- Born: Gönül Aysel Gürel 7 February 1929 Sarayköy, Denizli, Turkey
- Died: 17 February 2008 (aged 79) Istanbul, Turkey
- Education: Istanbul University
- Occupations: Lyricist, actress
- Spouse: Ahmet Vedat Akın ​ ​(m. 1954; div. 1957)​
- Children: Müjde Ar Mehtap Ar

= Aysel Gürel =

Turkish actress and lyricist (1929–2008)

Gönül Aysel Gürel (7 February 1929 – 17 February 2008) was a Turkish lyricist and actress.

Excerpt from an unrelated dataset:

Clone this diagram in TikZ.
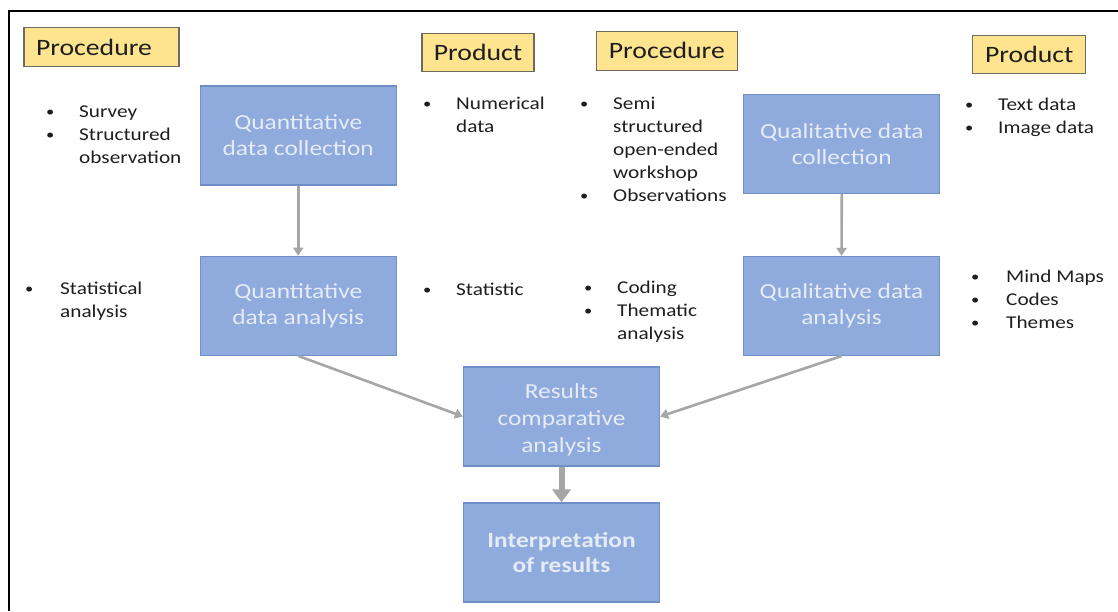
\documentclass[tikz,border=0pt]{standalone}
\usepackage{fontspec}
\setmainfont{Carlito}[FakeStretch=1.18]
\usetikzlibrary{arrows.meta}
\definecolor{boxfill}{HTML}{8FAADC}
\definecolor{boxline}{HTML}{6F8FC9}
\definecolor{boxtext}{HTML}{E6ECF7}
\definecolor{tagfill}{HTML}{FFE490}
\definecolor{tagline}{HTML}{6E6A5E}
\definecolor{arrowgray}{HTML}{A6A6A6}
\definecolor{ink}{HTML}{1E1E1E}
\newcommand\bl[1][29pt]{\llap{\makebox[0pt]{\raisebox{0.5pt}{\fontsize{14}{14}\selectfont\textbullet}}\hspace{#1}}}
\begin{document}
\begin{tikzpicture}[x=1pt,y=-1pt,
  stage/.style={draw=boxline, fill=boxfill, line width=1.2pt, minimum width=196pt, minimum height=99pt, inner sep=0pt, align=center, text=boxtext, font=\fontsize{21.5}{26}\selectfont},
  tag/.style={draw=tagline, fill=tagfill, line width=1.1pt, inner sep=0pt, text=ink, font=\fontsize{23.5}{27}\selectfont},
  blist/.style={anchor=base west, inner sep=0pt, text=ink, font=\fontsize{18}{23}\selectfont},
  flow/.style={draw=arrowgray, line width=2.6pt, -{Triangle[width=10pt,length=8pt]}},
  bigflow/.style={draw=arrowgray, line width=6pt, -{Triangle[width=18pt,length=13pt]}}
]
\useasboundingbox (0,0) rectangle (1118,611);
% frame
\draw[line width=2pt] (9,611) -- (9,11);
\draw[line width=1.3pt] (8,11) -- (1118,11);

% tags
\node[tag, text width=131pt, align=left, inner xsep=12pt, minimum height=39pt] (proc1) at (101.5,47.2) {Procedure};
\node[tag, minimum width=112pt, minimum height=38pt] (prod1) at (478,52.5) {Product};
\node[tag, minimum width=141pt, minimum height=39pt] (proc2) at (666.8,50.8) {Procedure};
\node[tag, minimum width=113pt, minimum height=38pt] (prod2) at (1029.3,54.9) {Product};

% stages
\node[stage] (qnc) at (298.2,135.5) {Quantitative\\data collection};
\node[stage] (qna) at (298.2,305.8) {Quantitative\\data analysis};
\node[stage] (qlc) at (841.8,143.8) {Qualitative data\\collection};
\node[stage] (qla) at (841.5,306) {Qualitative data\\analysis};
\node[stage, font=\fontsize{21.5}{27}\selectfont] (res) at (561.5,416.5) {\raisebox{-4pt}[\height][\depth]{\begin{tabular}{@{}c@{}}Results\\comparative\\analysis\end{tabular}}};
\node[stage, font=\fontsize{21.5}{25.5}\selectfont\bfseries] (int) at (561.5,552.5) {Interpretation\\of results};

% lists
\node[blist] (l1) at (79,117) {\begin{tabular}[t]{@{}l@{}}\bl Survey\\\bl Structured\\observation\end{tabular}};
\node[blist] (l2) at (456,109) {\begin{tabular}[t]{@{}l@{}}\bl Numerical\\data\end{tabular}};
\node[blist] (l3) at (613,109) {\begin{tabular}[t]{@{}l@{}}\bl Semi\\structured\\open-ended\\workshop\\\bl Observations\end{tabular}};
\node[blist] (l4) at (998,110) {\begin{tabular}[t]{@{}l@{}}\bl Text data\\\bl Image data\end{tabular}};
\node[blist] (l5) at (60,294) {\begin{tabular}[t]{@{}l@{}}\bl[31pt]Statistical\\analysis\end{tabular}};
\node[blist] (l6) at (456,295) {\begin{tabular}[t]{@{}l@{}}\bl Statistic\end{tabular}};
\node[blist] (l7) at (617,293) {\begin{tabular}[t]{@{}l@{}}\bl Coding\\\bl Thematic\\analysis\end{tabular}};
\node[blist] (l8) at (1006,282) {\begin{tabular}[t]{@{}l@{}}\bl[31pt]Mind Maps\\\bl[31pt]Codes\\\bl[31pt]Themes\end{tabular}};

% connectors
\draw[flow] (qnc.south) -- (qna.north);
\draw[flow] (qlc.south) -- (qla.north);
\draw[flow] (qna.south) -- (res.west);
\draw[flow] (qla.south) -- (res.east);
\draw[bigflow] (res.south) -- (int.north);
\end{tikzpicture}
\end{document}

Besides her lyrics, which were performed by singers throughout Turkey, she was known for her outlandish clothing, make up and wigs.

== Biography ==
Aysel Gürel was born in 1929 in Denizli, Turkey, in the western part of the country. She graduated from Istanbul University with a faculty of literature degree. Her lyrics were performed by such noted Turkish singers as Sezen Aksu. Besides lyric writing, Gürel also worked as an actress, drama player and a Turkologist. In 2007, Gürel appeared in a Turkish television commercial for Pepsi. Gürel was admitted to Metropolitan Florence Nightingale Hospital in Istanbul in December 2007. She was reportedly ill with lung cancer. She died of chronic bronchitis at the age of 79 on 17 February 2008 in Istanbul. Gürel was buried at Zincirlikuyu Cemetery following a funeral at Teşvikiye Mosque. Gürel was the mother of Turkish actresses, Müjde Ar and Mehtap Ar.

== Tribute ==
On 7 February 2018, Google celebrated her 89th birthday with a Google Doodle.

== Songs written by ==

She wrote the lyrics of very popular songs that reached smash hit and classical status in Turkey's music history such as;
- Allahaısmarladık (1977) by Sezen Aksu
- Firuze[A] (1982) by Sezen Aksu
- Sen Ağlama[A] (1984) by Sezen Aksu
- Haydi Gel Benimle Ol (1984) by Sezen Aksu
- Sevda (1985) by Nükhet Duru
- Sonbahar (1986) by Sezen Aksu
- Ünzile (1986) by Sezen Aksu
- Değer Mi (1986) by Sezen Aksu
- Sarışın (1988) by Sezen Aksu
- Dünya Tatlısı (1988) by Zerrin Özer
- Hani Yeminin (1988) by Zerrin Özer
- Bir Kız (1988) by Ayşegül Aldinç
- Şekerim (1989) by Gökben
- Resmin Yok Bende (1990) by Ajda Pekkan
- Hadi Bakalım (1991) by Sezen Aksu
- Ne Kavgam Bitti Ne Sevdam (1991) by Sezen Aksu
- Gelmeyeceğim (1991) by Ayşegül Aldinç
- Abone (1991) by Yonca Evcimik
- Taksit Taksit (1991) by Yonca Evcimik
- Ayıpsın (1991)[A] by Aşkın Nur Yengi
- Show Yapma (1992) by Nilüfer
- Yine Yeni Yeniden Sev (1992) by Nilüfer
- Hadi Yine İyisin (1993) by Tayfun
- Yok (1993) by Ajda Pekkan
- Vurulmuşum Sana (1994) by Asya
- Of Aman (1994) by Nalan
- Yasaksız Seviş Benimle (1994) by Tarkan
- Eğrisi Doğrusu (1994) by Nilüfer
- Gölge Çiçeği (1997) by Reyhan Karaca
- Vur Yüreğim (1999) by Sertab Erener
- Aşk (1999) by Sertab Erener
- Tılsım (2001) by Burcu Güneş

A^ She wrote the song with Sezen Aksu.